## Aim of the task
State how many lines contain "this", and write nothing except that count.

## Provided information

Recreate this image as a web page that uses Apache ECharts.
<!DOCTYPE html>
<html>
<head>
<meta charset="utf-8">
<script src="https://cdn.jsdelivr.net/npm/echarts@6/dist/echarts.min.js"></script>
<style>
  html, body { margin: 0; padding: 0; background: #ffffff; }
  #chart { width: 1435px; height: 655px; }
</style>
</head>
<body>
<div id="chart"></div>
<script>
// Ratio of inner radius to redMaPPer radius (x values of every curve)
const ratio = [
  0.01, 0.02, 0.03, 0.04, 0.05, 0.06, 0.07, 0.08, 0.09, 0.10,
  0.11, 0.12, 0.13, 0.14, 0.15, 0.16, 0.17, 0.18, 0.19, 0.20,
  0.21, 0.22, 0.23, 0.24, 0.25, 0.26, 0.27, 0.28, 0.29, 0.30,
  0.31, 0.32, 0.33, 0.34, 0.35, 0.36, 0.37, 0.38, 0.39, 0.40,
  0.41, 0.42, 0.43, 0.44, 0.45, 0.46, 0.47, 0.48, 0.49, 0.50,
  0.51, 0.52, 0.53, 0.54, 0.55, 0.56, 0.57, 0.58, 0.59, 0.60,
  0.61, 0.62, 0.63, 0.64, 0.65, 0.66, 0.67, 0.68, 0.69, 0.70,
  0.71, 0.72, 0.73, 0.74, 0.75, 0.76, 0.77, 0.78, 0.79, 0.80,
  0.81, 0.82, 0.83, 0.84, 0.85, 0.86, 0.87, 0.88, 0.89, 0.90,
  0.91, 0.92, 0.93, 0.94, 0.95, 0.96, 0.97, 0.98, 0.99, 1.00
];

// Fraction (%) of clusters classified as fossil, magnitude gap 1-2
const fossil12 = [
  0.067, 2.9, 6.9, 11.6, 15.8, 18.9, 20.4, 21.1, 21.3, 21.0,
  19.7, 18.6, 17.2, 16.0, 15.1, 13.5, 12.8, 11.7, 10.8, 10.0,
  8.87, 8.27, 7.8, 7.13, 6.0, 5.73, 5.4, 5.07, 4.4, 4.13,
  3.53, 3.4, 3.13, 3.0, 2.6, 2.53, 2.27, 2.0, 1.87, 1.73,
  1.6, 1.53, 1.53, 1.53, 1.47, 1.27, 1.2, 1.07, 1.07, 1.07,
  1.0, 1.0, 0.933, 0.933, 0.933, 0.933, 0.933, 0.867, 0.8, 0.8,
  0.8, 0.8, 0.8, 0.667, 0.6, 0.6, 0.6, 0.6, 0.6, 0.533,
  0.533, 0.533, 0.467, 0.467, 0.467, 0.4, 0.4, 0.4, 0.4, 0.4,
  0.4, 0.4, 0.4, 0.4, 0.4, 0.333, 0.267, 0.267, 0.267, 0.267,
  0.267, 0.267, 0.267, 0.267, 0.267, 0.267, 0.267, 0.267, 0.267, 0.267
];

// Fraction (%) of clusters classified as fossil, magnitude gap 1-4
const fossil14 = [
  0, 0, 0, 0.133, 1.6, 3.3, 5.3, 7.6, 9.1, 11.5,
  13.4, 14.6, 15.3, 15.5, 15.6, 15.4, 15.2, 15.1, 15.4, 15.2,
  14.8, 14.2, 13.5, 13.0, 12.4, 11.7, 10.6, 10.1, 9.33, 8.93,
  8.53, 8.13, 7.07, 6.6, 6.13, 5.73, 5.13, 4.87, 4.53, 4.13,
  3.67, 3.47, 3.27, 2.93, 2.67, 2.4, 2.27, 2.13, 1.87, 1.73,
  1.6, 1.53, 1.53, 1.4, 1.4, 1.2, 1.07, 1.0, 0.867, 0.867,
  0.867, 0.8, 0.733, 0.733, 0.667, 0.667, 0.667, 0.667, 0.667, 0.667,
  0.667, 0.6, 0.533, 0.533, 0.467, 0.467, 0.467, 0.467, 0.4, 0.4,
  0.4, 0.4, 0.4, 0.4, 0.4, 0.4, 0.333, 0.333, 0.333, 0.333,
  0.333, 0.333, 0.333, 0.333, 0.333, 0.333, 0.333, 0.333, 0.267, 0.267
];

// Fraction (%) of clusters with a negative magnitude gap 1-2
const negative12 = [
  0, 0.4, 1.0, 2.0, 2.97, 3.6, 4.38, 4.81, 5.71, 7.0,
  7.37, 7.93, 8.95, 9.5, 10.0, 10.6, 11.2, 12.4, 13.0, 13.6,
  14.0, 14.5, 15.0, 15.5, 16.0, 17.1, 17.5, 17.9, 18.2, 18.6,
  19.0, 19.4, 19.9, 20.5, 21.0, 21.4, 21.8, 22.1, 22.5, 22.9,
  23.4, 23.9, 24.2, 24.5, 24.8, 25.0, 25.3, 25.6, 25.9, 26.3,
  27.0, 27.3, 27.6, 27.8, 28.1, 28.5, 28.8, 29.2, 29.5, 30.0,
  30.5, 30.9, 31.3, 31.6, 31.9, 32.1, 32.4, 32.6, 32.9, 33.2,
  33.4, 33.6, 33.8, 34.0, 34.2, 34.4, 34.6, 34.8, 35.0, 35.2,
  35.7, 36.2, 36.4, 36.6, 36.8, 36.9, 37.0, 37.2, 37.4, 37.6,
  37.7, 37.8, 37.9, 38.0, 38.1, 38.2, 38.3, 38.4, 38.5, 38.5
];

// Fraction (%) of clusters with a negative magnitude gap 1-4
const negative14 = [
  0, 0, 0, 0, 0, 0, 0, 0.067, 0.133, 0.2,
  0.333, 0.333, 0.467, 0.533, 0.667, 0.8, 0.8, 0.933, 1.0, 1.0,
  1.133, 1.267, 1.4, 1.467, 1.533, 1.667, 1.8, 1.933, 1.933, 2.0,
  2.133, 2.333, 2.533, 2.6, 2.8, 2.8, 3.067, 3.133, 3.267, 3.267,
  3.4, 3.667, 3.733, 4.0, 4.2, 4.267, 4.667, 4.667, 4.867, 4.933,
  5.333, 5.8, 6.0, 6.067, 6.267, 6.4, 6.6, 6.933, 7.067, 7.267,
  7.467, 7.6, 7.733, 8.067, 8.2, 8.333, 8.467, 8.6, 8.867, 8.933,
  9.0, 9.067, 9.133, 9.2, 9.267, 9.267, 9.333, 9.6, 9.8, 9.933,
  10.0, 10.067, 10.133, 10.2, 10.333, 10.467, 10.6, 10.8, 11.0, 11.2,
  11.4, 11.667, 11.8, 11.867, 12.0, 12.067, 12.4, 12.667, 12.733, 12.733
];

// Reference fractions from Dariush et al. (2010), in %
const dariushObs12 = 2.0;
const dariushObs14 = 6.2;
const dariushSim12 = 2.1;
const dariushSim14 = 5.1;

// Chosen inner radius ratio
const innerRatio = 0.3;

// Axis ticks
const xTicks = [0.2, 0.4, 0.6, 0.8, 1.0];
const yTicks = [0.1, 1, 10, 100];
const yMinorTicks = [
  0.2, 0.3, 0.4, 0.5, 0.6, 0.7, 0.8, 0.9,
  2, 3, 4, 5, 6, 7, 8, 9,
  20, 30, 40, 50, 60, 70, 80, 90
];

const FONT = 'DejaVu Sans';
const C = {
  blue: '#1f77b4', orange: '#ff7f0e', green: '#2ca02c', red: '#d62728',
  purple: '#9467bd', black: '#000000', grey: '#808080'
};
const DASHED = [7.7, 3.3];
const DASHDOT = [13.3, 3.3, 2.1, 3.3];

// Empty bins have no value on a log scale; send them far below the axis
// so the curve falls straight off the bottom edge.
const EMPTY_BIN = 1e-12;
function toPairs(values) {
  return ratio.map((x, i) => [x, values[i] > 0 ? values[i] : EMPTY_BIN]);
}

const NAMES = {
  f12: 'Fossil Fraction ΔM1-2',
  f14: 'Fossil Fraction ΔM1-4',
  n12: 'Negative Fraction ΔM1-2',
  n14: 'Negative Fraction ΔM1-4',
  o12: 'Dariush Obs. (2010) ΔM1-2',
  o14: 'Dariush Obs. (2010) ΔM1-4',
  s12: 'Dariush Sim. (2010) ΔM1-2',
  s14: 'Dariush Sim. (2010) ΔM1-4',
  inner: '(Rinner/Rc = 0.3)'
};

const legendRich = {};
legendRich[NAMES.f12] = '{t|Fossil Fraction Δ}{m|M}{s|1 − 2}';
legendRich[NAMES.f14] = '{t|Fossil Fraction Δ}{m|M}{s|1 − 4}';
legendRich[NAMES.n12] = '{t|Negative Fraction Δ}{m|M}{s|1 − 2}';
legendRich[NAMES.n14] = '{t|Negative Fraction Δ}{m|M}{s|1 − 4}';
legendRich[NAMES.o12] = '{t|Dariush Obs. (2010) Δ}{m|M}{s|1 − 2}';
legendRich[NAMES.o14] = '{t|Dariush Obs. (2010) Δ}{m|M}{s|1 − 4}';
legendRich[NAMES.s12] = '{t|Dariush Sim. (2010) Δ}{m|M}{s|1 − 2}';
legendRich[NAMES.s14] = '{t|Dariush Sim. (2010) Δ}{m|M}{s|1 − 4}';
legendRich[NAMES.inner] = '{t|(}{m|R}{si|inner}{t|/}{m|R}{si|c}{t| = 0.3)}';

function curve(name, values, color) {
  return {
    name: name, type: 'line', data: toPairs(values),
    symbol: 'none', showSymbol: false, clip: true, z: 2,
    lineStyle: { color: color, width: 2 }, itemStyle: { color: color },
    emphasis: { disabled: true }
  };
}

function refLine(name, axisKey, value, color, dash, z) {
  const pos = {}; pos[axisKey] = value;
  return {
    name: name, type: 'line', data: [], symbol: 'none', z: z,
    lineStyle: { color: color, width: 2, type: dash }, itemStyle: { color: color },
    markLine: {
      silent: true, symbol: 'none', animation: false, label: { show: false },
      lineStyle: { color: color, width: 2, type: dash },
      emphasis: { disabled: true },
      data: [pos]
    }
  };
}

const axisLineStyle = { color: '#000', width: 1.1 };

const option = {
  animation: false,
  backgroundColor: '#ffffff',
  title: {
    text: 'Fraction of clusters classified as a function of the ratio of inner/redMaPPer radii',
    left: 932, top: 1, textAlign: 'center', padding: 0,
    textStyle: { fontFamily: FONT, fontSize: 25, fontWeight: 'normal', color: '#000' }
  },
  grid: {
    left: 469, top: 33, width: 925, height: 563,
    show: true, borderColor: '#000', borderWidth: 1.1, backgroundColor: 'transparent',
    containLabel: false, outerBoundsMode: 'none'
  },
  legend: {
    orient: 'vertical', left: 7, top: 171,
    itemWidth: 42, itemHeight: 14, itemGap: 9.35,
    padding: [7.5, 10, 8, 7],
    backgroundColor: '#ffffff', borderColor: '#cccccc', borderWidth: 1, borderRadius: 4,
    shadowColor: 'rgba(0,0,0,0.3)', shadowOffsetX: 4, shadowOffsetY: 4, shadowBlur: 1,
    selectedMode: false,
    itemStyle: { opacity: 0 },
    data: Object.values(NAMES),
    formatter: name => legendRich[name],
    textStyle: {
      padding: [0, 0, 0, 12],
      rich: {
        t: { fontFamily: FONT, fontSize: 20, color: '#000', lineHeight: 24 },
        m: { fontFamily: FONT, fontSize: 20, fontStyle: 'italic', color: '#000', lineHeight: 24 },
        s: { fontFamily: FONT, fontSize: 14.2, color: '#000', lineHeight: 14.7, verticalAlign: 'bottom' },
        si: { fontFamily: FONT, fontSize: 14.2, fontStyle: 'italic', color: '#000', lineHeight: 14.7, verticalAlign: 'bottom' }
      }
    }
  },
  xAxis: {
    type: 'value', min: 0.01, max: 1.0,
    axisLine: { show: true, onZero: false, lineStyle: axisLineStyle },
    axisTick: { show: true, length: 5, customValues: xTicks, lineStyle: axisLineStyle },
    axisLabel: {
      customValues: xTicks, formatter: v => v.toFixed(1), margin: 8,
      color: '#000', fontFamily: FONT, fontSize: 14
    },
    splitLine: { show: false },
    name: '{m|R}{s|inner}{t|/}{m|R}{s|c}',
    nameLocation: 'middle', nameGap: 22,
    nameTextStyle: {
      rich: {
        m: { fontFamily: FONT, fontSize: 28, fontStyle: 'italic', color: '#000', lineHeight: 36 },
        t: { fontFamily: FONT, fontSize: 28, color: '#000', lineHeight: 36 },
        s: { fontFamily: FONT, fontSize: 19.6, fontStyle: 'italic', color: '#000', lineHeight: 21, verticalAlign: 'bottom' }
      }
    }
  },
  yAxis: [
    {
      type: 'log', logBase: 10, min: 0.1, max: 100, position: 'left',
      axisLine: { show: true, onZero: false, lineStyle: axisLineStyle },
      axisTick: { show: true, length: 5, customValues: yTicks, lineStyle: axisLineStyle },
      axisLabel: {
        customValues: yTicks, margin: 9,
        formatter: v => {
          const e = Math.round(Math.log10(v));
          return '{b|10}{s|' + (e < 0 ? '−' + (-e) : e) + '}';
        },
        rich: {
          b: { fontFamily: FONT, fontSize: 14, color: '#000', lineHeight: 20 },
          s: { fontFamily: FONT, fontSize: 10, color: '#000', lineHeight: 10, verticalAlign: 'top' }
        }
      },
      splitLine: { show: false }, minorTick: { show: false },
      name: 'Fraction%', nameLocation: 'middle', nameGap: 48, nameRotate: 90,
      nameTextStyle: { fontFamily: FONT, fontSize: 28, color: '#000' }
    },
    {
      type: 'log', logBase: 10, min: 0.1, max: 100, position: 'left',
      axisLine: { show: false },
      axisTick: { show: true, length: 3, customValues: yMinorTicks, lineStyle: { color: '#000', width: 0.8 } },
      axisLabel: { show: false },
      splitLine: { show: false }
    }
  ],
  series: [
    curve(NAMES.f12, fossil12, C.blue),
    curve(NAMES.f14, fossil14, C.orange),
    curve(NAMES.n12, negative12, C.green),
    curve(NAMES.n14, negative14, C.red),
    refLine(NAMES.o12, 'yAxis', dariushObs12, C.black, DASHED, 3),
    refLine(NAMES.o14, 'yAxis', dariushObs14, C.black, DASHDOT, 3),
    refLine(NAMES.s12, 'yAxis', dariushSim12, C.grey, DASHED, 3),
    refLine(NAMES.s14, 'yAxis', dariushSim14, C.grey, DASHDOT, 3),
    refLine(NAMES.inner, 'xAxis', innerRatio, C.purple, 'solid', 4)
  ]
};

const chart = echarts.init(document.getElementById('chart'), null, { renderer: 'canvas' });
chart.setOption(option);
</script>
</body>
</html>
--
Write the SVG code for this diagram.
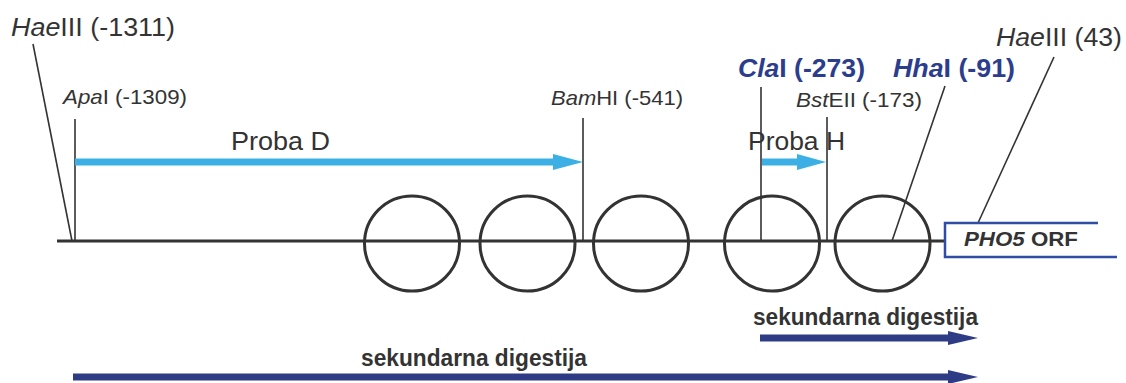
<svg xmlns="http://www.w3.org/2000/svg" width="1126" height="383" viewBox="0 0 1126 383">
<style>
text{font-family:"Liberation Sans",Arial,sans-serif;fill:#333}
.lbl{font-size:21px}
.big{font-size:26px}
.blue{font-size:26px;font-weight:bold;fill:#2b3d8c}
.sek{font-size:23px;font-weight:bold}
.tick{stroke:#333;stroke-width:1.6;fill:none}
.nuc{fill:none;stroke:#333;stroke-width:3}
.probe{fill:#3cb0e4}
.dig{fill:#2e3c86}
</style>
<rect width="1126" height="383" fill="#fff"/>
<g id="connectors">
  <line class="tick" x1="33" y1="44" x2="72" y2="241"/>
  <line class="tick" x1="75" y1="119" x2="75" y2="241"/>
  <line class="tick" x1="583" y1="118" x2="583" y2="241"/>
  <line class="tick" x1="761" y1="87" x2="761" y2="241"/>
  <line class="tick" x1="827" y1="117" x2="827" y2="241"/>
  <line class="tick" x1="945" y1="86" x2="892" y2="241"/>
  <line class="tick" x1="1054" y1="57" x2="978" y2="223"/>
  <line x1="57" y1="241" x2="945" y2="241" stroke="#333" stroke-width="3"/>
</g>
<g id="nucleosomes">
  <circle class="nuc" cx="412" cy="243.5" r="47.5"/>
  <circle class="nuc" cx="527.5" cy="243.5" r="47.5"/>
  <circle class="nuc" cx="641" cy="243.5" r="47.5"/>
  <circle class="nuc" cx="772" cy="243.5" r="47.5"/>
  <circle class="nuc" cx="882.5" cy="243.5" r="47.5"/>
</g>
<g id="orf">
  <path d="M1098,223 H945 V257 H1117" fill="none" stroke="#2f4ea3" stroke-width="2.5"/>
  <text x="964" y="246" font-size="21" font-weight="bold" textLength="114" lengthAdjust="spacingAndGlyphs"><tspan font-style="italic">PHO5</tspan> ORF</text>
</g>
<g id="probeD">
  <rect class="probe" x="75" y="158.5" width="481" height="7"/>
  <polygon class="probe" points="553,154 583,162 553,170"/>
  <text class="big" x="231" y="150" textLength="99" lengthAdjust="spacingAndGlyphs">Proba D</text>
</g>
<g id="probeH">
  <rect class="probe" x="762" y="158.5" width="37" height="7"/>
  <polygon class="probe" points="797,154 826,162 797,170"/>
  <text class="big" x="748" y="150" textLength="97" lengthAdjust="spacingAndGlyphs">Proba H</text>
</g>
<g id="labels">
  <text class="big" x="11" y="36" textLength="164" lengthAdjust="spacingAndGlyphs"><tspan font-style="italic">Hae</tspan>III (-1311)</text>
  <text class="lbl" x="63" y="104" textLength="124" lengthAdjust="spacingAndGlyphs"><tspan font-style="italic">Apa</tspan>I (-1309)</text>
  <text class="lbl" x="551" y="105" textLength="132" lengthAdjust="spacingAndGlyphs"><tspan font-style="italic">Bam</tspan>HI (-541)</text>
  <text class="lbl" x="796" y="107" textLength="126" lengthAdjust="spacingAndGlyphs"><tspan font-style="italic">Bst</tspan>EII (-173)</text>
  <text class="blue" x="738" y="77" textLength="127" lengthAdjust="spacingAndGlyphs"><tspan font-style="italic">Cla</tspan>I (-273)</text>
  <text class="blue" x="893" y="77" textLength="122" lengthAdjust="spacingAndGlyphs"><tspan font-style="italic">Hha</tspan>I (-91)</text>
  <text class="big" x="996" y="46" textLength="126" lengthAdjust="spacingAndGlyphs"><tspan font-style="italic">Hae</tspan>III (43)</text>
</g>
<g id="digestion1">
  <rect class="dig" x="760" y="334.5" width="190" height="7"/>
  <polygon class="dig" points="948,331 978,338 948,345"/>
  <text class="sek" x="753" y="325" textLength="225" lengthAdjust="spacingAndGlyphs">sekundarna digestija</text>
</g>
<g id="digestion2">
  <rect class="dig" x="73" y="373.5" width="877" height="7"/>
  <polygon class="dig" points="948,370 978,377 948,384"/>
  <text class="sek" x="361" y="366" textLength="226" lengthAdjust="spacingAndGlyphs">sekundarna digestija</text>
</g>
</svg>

## Answer
2